YOUR OBJECTIVE:
Reproduce nothing but the lines from the start of the material through the line that includes "const xTicks = [0, 25, 50, 75, 100];", both ends included, and omit every picture.

— start INFORMATION SHOWN —

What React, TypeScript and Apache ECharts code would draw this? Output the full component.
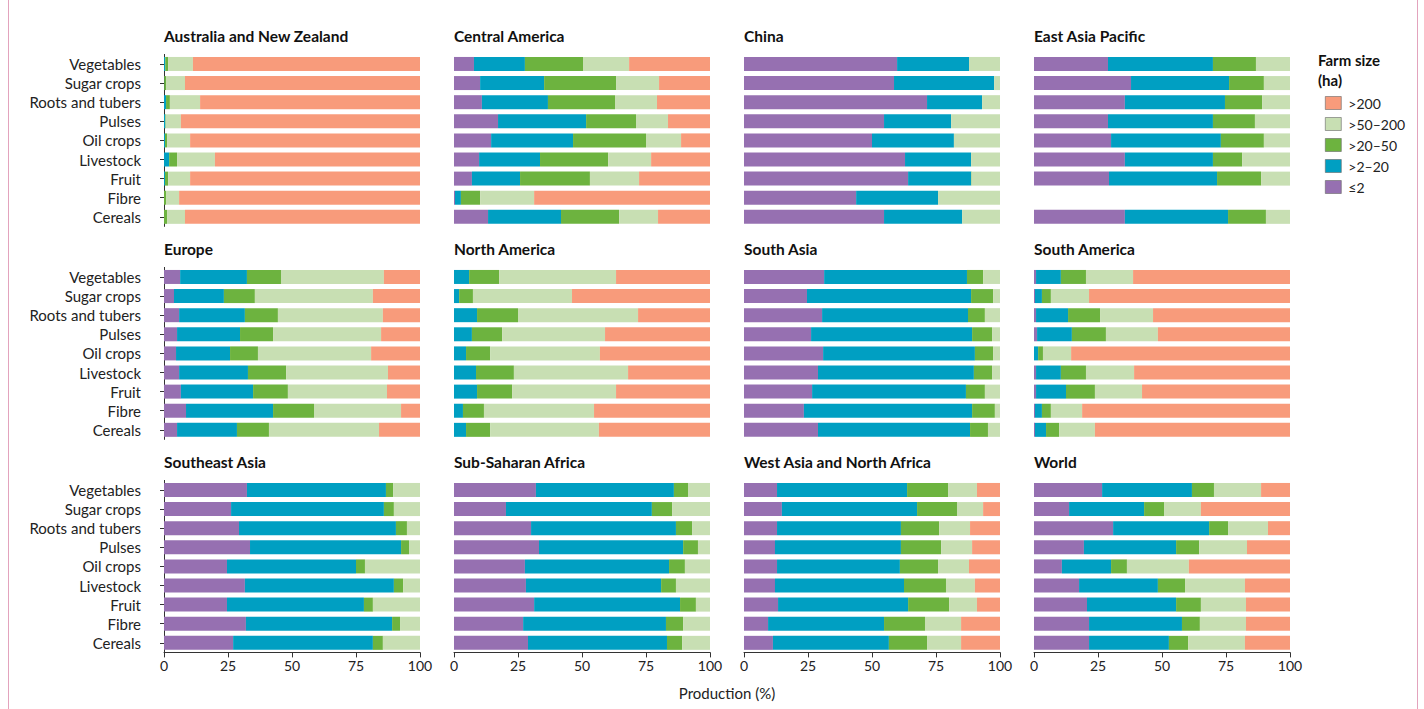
import React, { useEffect, useRef } from "react";
import * as echarts from "echarts";

const categories = ["Vegetables", "Sugar crops", "Roots and tubers", "Pulses", "Oil crops", "Livestock", "Fruit", "Fibre", "Cereals"];
const sizeClasses = ["≤2", ">2–20", ">20–50", ">50–200", ">200"];
const legendOrder = [">200", ">50–200", ">20–50", ">2–20", "≤2"];
const colors = ["#9670b1", "#009fc2", "#6db33f", "#c8dfb3", "#f89b7b"];
const xTicks = [0, 25, 50, 75, 100];

const regions = [
  "Australia and New Zealand", "Central America", "China", "East Asia Pacific",
  "Europe", "North America", "South Asia", "South America",
  "Southeast Asia", "Sub-Saharan Africa", "West Asia and North Africa", "World",
];

// rows follow categories; columns follow sizeClasses (≤2, >2–20, >20–50, >50–200, >200)
const australiaNZ = [
  [0, 0.5, 1.1, 9.7, 88.7], [0, 0.1, 0.7, 7.4, 91.8], [0, 0.8, 1.5, 11.8, 85.9],
  [0, 0.5, 0.2, 5.9, 93.4], [0, 0.4, 0.8, 9.0, 89.8], [0, 2.0, 3.1, 14.8, 80.1],
  [0, 0.4, 1.2, 8.6, 89.8], [0, 0, 0.8, 5.1, 94.1], [0, 0, 1.2, 7.0, 91.8],
];
const centralAmerica = [
  [7.8, 19.9, 22.7, 18.0, 31.6], [10.2, 25.0, 28.1, 16.8, 19.9], [10.9, 25.8, 26.2, 16.4, 20.7],
  [17.2, 34.4, 19.5, 12.5, 16.4], [14.5, 32.0, 28.5, 13.7, 11.3], [9.8, 23.8, 26.6, 16.8, 23.0],
  [7.0, 18.8, 27.3, 19.2, 27.7], [0.4, 2.3, 7.5, 21.1, 68.7], [13.3, 28.5, 22.7, 15.2, 20.3],
];
const china = [
  [59.8, 28.1, 0, 12.1, 0], [58.6, 39.1, 0, 2.3, 0], [71.5, 21.5, 0, 7.0, 0],
  [54.7, 26.2, 0, 19.1, 0], [50.0, 32.0, 0, 18.0, 0], [62.9, 25.8, 0, 11.3, 0],
  [64.1, 24.6, 0.2, 11.1, 0], [43.8, 32.0, 0, 24.2, 0], [54.7, 30.5, 0, 14.8, 0],
];
const eastAsiaPacific = [
  [28.9, 41.0, 16.8, 13.3, 0], [37.9, 38.3, 13.6, 10.2, 0], [35.5, 39.1, 14.5, 10.9, 0],
  [28.9, 41.0, 16.4, 13.7, 0], [30.1, 42.9, 16.8, 10.2, 0], [35.5, 34.4, 11.4, 18.7, 0],
  [29.3, 42.2, 17.2, 11.3, 0], [null, null, null, null, null], [35.5, 40.3, 14.8, 9.4, 0],
];
const europe = [
  [6.3, 26.1, 13.3, 40.2, 14.1], [3.9, 19.5, 12.1, 46.1, 18.4], [5.9, 25.7, 12.9, 41.0, 14.5],
  [5.1, 24.6, 12.9, 42.2, 15.2], [4.7, 21.1, 10.9, 44.2, 19.1], [5.9, 26.9, 14.9, 39.8, 12.5],
  [6.6, 28.2, 13.6, 38.7, 12.9], [8.6, 34.0, 16.0, 34.0, 7.4], [5.1, 23.4, 12.5, 43.0, 16.0],
];
const northAmerica = [
  [0, 5.9, 11.7, 45.7, 36.7], [0, 2.0, 5.4, 38.7, 53.9], [0, 9.0, 16.0, 46.9, 28.1],
  [0, 7.0, 11.8, 40.2, 41.0], [0, 4.7, 9.4, 42.9, 43.0], [0, 8.6, 14.8, 44.6, 32.0],
  [0, 9.0, 13.7, 40.6, 36.7], [0, 3.5, 8.2, 43.0, 45.3], [0, 4.7, 9.4, 42.5, 43.4],
];
const southAsia = [
  [31.3, 55.8, 6.3, 6.6, 0], [24.6, 64.1, 8.6, 2.7, 0], [30.5, 57.0, 6.6, 5.9, 0],
  [26.2, 62.9, 7.8, 3.1, 0], [30.9, 59.3, 7.1, 2.7, 0], [28.9, 60.9, 7.1, 3.1, 0],
  [26.6, 60.1, 7.4, 5.9, 0], [23.4, 65.7, 8.9, 2.0, 0], [28.9, 59.4, 7.0, 4.7, 0],
];
const southAmerica = [
  [0.8, 9.7, 9.8, 18.4, 61.3], [0.4, 2.7, 3.5, 14.9, 78.5], [0.8, 12.5, 12.5, 20.7, 53.5],
  [1.2, 13.6, 13.3, 20.3, 51.6], [0, 1.6, 1.9, 11.0, 85.5], [0.8, 9.7, 9.8, 18.8, 60.9],
  [0.8, 11.7, 11.3, 18.4, 57.8], [0.4, 2.7, 3.5, 12.2, 81.2], [0.4, 4.3, 5.1, 14.0, 76.2],
];
const southeastAsia = [
  [32.4, 54.3, 2.8, 10.5, 0], [26.2, 59.7, 3.9, 10.2, 0], [29.3, 61.3, 4.3, 5.1, 0],
  [33.6, 59.0, 3.1, 4.3, 0], [24.6, 50.4, 3.5, 21.5, 0], [31.6, 58.2, 3.6, 6.6, 0],
  [24.6, 53.5, 3.5, 18.4, 0], [32.0, 57.1, 3.1, 7.8, 0], [27.0, 54.6, 3.9, 14.5, 0],
];
const subSaharanAfrica = [
  [32.0, 53.9, 5.5, 8.6, 0], [20.3, 57.0, 7.9, 14.8, 0], [30.1, 56.6, 6.3, 7.0, 0],
  [33.2, 56.3, 5.8, 4.7, 0], [27.7, 56.3, 6.2, 9.8, 0], [28.1, 52.8, 5.8, 13.3, 0],
  [31.3, 57.0, 6.2, 5.5, 0], [27.0, 55.8, 6.7, 10.5, 0], [28.9, 54.3, 5.9, 10.9, 0],
];
const westAsiaNorthAfrica = [
  [12.9, 50.8, 16.0, 11.3, 9.0], [14.8, 52.8, 15.6, 10.2, 6.6], [12.9, 48.4, 14.9, 12.1, 11.7],
  [12.1, 49.2, 15.7, 12.1, 10.9], [12.9, 48.0, 14.9, 12.1, 12.1], [12.1, 50.4, 16.4, 11.3, 9.8],
  [13.3, 50.8, 16.0, 10.9, 9.0], [9.4, 45.3, 16.0, 14.1, 15.2], [11.3, 45.3, 14.9, 13.3, 15.2],
];
const world = [
  [26.6, 35.1, 8.6, 18.4, 11.3], [13.7, 29.3, 7.8, 14.4, 34.8], [30.9, 37.5, 7.4, 15.6, 8.6],
  [19.5, 36.0, 9.0, 18.7, 16.8], [10.9, 19.2, 6.2, 24.2, 39.5], [17.6, 30.8, 10.6, 23.4, 17.6],
  [20.7, 34.8, 9.7, 17.6, 17.2], [21.5, 36.3, 7.0, 18.0, 17.2], [21.5, 31.2, 7.5, 22.2, 17.6],
];

const regionData = [
  australiaNZ, centralAmerica, china, eastAsiaPacific,
  europe, northAmerica, southAsia, southAmerica,
  southeastAsia, subSaharanAfrica, westAsiaNorthAfrica, world,
];

const FONT = "Lato, 'Open Sans', sans-serif";

export default function App() {
  const ref = useRef<HTMLDivElement>(null);

  useEffect(() => {
    document.body.style.margin = "0";
    if (!ref.current) return;
    const chart = echarts.init(ref.current, null, { renderer: "svg" });

    const colLeft = [164, 454, 744, 1034];
    const rowTop = [54.4, 267.4, 480.4];
    const gw = 256;
    const gh = 172;

    const grids: any[] = [];
    const xAxes: any[] = [];
    const yAxes: any[] = [];
    const series: any[] = [];
    const graphics: any[] = [];

    regions.forEach((name, i) => {
      const r = Math.floor(i / 4);
      const c = i % 4;
      grids.push({ left: colLeft[c], top: rowTop[r], width: gw, height: gh, containLabel: false });
      const bottomRow = r === 2;
      xAxes.push({
        gridIndex: i,
        type: "value",
        min: 0,
        max: 100,
        interval: 25,
        show: bottomRow,
        splitLine: { show: false },
        axisLine: { show: true, lineStyle: { color: "#333", width: 1 } },
        axisTick: { show: true, length: 5, lineStyle: { color: "#333" } },
        axisLabel: {
          show: true,
          fontFamily: FONT,
          fontSize: 14,
          color: "#222",
          margin: 6,
          formatter: (v: number) => (xTicks.includes(v) ? String(v) : ""),
        },
      });
      const firstCol = c === 0;
      yAxes.push({
        gridIndex: i,
        type: "category",
        data: categories,
        inverse: true,
        offset: 13,
        show: firstCol,
        axisLine: { show: true, lineStyle: { color: "#333", width: 1 } },
        axisTick: { show: true, alignWithLabel: true, interval: 0, length: 4, lineStyle: { color: "#333" } },
        axisLabel: { show: true, interval: 0, fontFamily: FONT, fontSize: 15, color: "#222", margin: 10 },
        splitLine: { show: false },
      });
      const rows = regionData[i];
      sizeClasses.forEach((sc, k) => {
        series.push({
          type: "bar",
          name: sc,
          stack: "s" + i,
          xAxisIndex: i,
          yAxisIndex: i,
          barWidth: 14,
          itemStyle: { color: colors[k] },
          data: rows.map((row) => (row[k] === null ? "-" : row[k])),
        });
      });
      graphics.push({
        type: "text",
        x: colLeft[c],
        y: rowTop[r] - 18.5,
        style: {
          text: name,
          font: `bold 15.5px ${FONT}`,
          fill: "#111",
          align: "left",
          verticalAlign: "middle",
        },
      });
    });

    graphics.push({
      type: "text",
      x: 727,
      y: 693,
      style: { text: "Production (%)", font: `15px ${FONT}`, fill: "#222", align: "center", verticalAlign: "middle" },
    });
    graphics.push({
      type: "text",
      x: 1318,
      y: 60,
      style: { text: "Farm size", font: `bold 15px ${FONT}`, fill: "#111", align: "left", verticalAlign: "middle" },
    });
    graphics.push({
      type: "text",
      x: 1318,
      y: 80,
      style: { text: "(ha)", font: `bold 15px ${FONT}`, fill: "#111", align: "left", verticalAlign: "middle" },
    });
    graphics.push({
      type: "rect",
      shape: { x: 8.5, y: -10, width: 1409, height: 730 },
      style: { fill: "none", stroke: "#e3a3bd", lineWidth: 1 },
      silent: true,
    });

    chart.setOption({
      animation: false,
      backgroundColor: "#ffffff",
      grid: grids,
      xAxis: xAxes,
      yAxis: yAxes,
      series,
      legend: {
        data: legendOrder,
        orient: "vertical",
        left: 1320,
        top: 91,
        itemWidth: 16,
        itemHeight: 13,
        itemGap: 7,
        icon: "rect",
        selectedMode: false,
        itemStyle: { borderColor: "#666", borderWidth: 0.6 },
        textStyle: { fontFamily: FONT, fontSize: 14, color: "#222", padding: [0, 0, 0, 2] },
      },
      graphic: graphics,
    });

    return () => chart.dispose();
  }, []);

  return <div ref={ref} style={{ width: 1424, height: 709 }} />;
}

— end INFORMATION SHOWN —

ANSWER TO THE EXERCISE:
What React, TypeScript and Apache ECharts code would draw this? Output the full component.
import React, { useEffect, useRef } from "react";
import * as echarts from "echarts";

const categories = ["Vegetables", "Sugar crops", "Roots and tubers", "Pulses", "Oil crops", "Livestock", "Fruit", "Fibre", "Cereals"];
const sizeClasses = ["≤2", ">2–20", ">20–50", ">50–200", ">200"];
const legendOrder = [">200", ">50–200", ">20–50", ">2–20", "≤2"];
const colors = ["#9670b1", "#009fc2", "#6db33f", "#c8dfb3", "#f89b7b"];
const xTicks = [0, 25, 50, 75, 100];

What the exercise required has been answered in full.